Falling office vacancy rates put end to tenants’ market


Wednesday, April 13th, 2005

Michael Kane
Sun

Office vacancy rates are falling in the Lower Mainland thanks to higher demand fuelled by the province’s robust economy, according to the Business Council of British Columbia.

The result is more balanced conditions in what has been a tenants’ market for several years.

“We have been waiting for a long time and things are finally starting to turn,” said Avtar Bains, senior vice-president with Colliers International.

“It is a balanced market where the negotiations between landlord and tenant are on a level playing field and where no one has the upper hand to any great extent.”

But the report, published in the council’s latest newsletter, cautions the balance could shift in favour of landlords in the run-up to the 2010 Olympics.

Wendy Waters, the report’s author and research director for Avison Young Commercial Real Estate, predicts Greater Vancouver office vacancy rates will fall to 12.1 per cent this year, 9.5 per cent in 2006, 7.5 per cent in 2007 and six per cent in 2008.

The office market is even tighter in downtown Vancouver where vacancy rates are forecast to fall to 10.3 per cent this year and seven per cent in 2006.

Waters notes:

– In 2004, office vacancy rates in Greater Vancouver dropped from 15.7 per cent to 12.1 per cent with a net absorption of more than 1.4 million square feet — enough room to accommodate 7,000 new office workers.

– In downtown Vancouver, the vacancy rate fell from 13.5 per cent to 10.3 per cent with net absorption of 700,000 square feet — room for 3,500 office workers.

– Demand for office space is being driven by B.C.’s rebounding resource industries, continued growth of the region’s technology and other knowledge-based industries, the expansion of global trade and Greater Vancouver’s gateway role.

– Office vacancy rates in Greater Vancouver are projected to continue declining, creating tighter over-all conditions, as the region’s economy gains momentum and spending associated with the 2010 Olympics takes place.

Waters suggests businesses with expiring leases, or looking to expand between now and early 2010, consider negotiating early renewal or future expansion rights sometime this year.

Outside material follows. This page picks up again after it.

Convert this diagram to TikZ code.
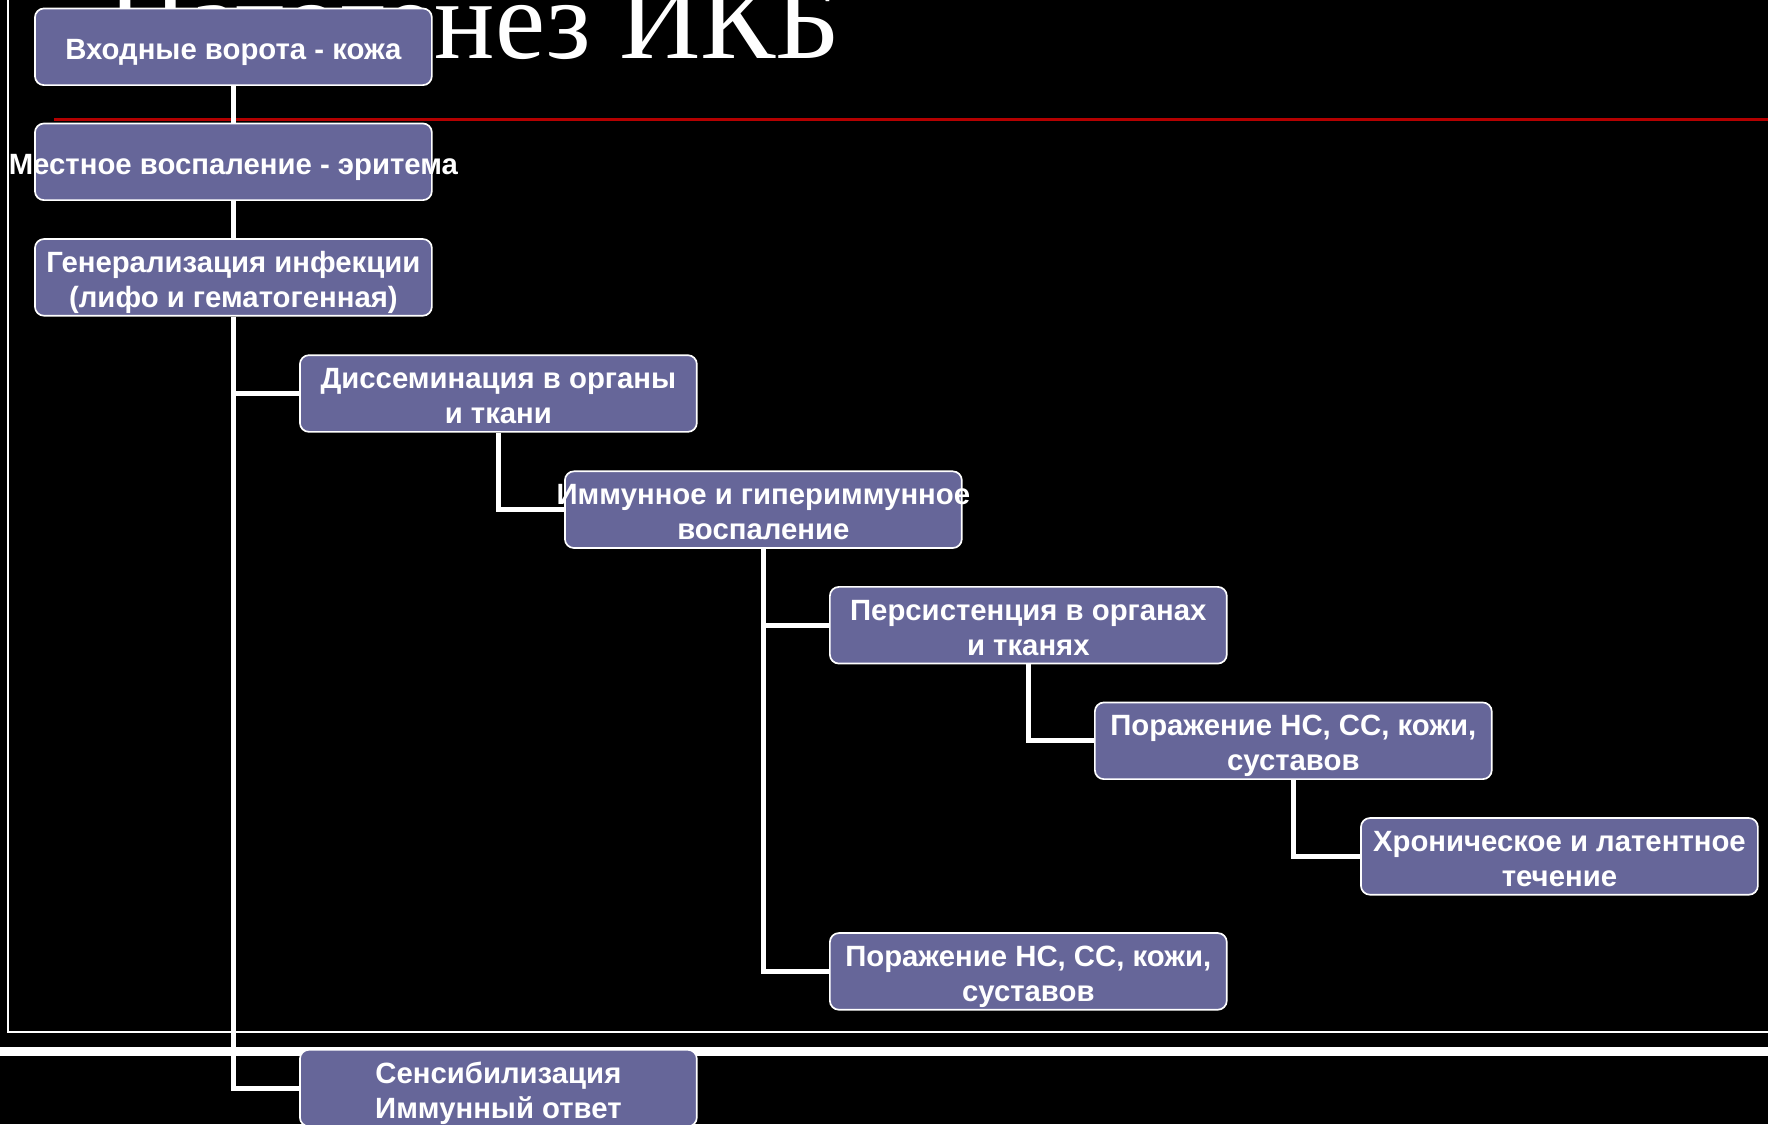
\documentclass[tikz,border=0pt]{standalone}
\usepackage{fontspec}
\setmainfont{Liberation Serif}
\newfontfamily\stagefont{Liberation Sans}
\usetikzlibrary{positioning}
\definecolor{stagefill}{RGB}{102,102,153}
\definecolor{rulered}{RGB}{180,0,0}
\newcommand{\stagetext}[1]{\makebox[0pt]{\raisebox{-5.5pt}[0pt][0pt]{\begin{tabular}{@{}c@{}}#1\end{tabular}}}}
\tikzset{stage/.style = {draw = white, line width = 0.75pt, fill = stagefill, rounded corners = 4pt, inner sep = 0, minimum width = 176pt, minimum height = 34pt, text = white, font = \stagefont\bfseries\fontsize{13}{15.5}\selectfont}}
\tikzset{link/.style = {draw = white, line width = 2.25pt}}

\begin{document}
\begin{tikzpicture}[x = 0.5pt, y = -0.5pt]
    \useasboundingbox (0, 0) rectangle (1568, 997);
    \clip (0, 0) rectangle (1568, 997);
    \fill [black] (0, 0) rectangle (1568, 997);

    \node (title) [anchor = base east, inner sep = 0, text = white, font = \fontsize{50}{60}\selectfont] at (746, 52) {Патогенез ИКБ};
    \draw [rulered, line width = 1.5pt] (48, 106) -- (1568, 106);
    \draw [white, line width = 0.9pt] (7, 0) -- (7, 915) -- (1568, 915);
    \draw [white, line width = 4pt] (0, 932.5) -- (1568, 932.5);

    \node (b1) [stage] at (207, 41.5) {\stagetext{Входные ворота - кожа}};
    \node (b2) [stage] at (207, 143.5) {\stagetext{Местное воспаление - эритема}};
    \node (b3) [stage] at (207, 246) {\stagetext{Генерализация инфекции\\(лифо и гематогенная)}};
    \node (b4) [stage] at (442, 349) {\stagetext{Диссеминация в органы\\и ткани}};
    \node (b5) [stage] at (677, 452) {\stagetext{Иммунное и гипериммунное\\воспаление}};
    \node (b6) [stage] at (912, 554.5) {\stagetext{Персистенция в органах\\и тканях}};
    \node (b7) [stage] at (1147, 657) {\stagetext{Поражение НС, СС, кожи,\\суставов}};
    \node (b8) [stage] at (1383, 759.5) {\stagetext{Хроническое и латентное\\течение}};
    \node (b9) [stage] at (912, 861.5) {\stagetext{Поражение НС, СС, кожи,\\суставов}};
    \node (b10) [stage] at (442, 965) {\stagetext{Сенсибилизация\\Иммунный ответ}};

    \draw [link] (b1) -- (b2);
    \draw [link] (b2) -- (b3);
    \draw [link] (b3.south) |- (b4.west);
    \draw [link] (b3.south) |- (b10.west);
    \draw [link] (b4.south) |- (b5.west);
    \draw [link] (b5.south) |- (b6.west);
    \draw [link] (b5.south) |- (b9.west);
    \draw [link] (b6.south) |- (b7.west);
    \draw [link] (b7.south) |- (b8.west);
  \end{tikzpicture}
\end{document}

“Assuming that the economy continues to do well, as widely expected, vacancy rates will almost certainly decline, further restricting location options and driving lease rates higher,” she says. “And as 2010 approaches, increased demand from Olympic-related users will further reduce space options for local business.”

Waters notes the industrial real estate market is also strong with Greater Vancouver showing the lowest industrial vacancy rate in North America.

She says key changes reshaping the region’s industrial real estate market include the trend to build larger warehouse-distribution facilities, a shifting of the industrial real estate base to the eastern parts of the Lower Mainland, encroachment of other uses on urban industrial space, and rapid growth in global container traffic.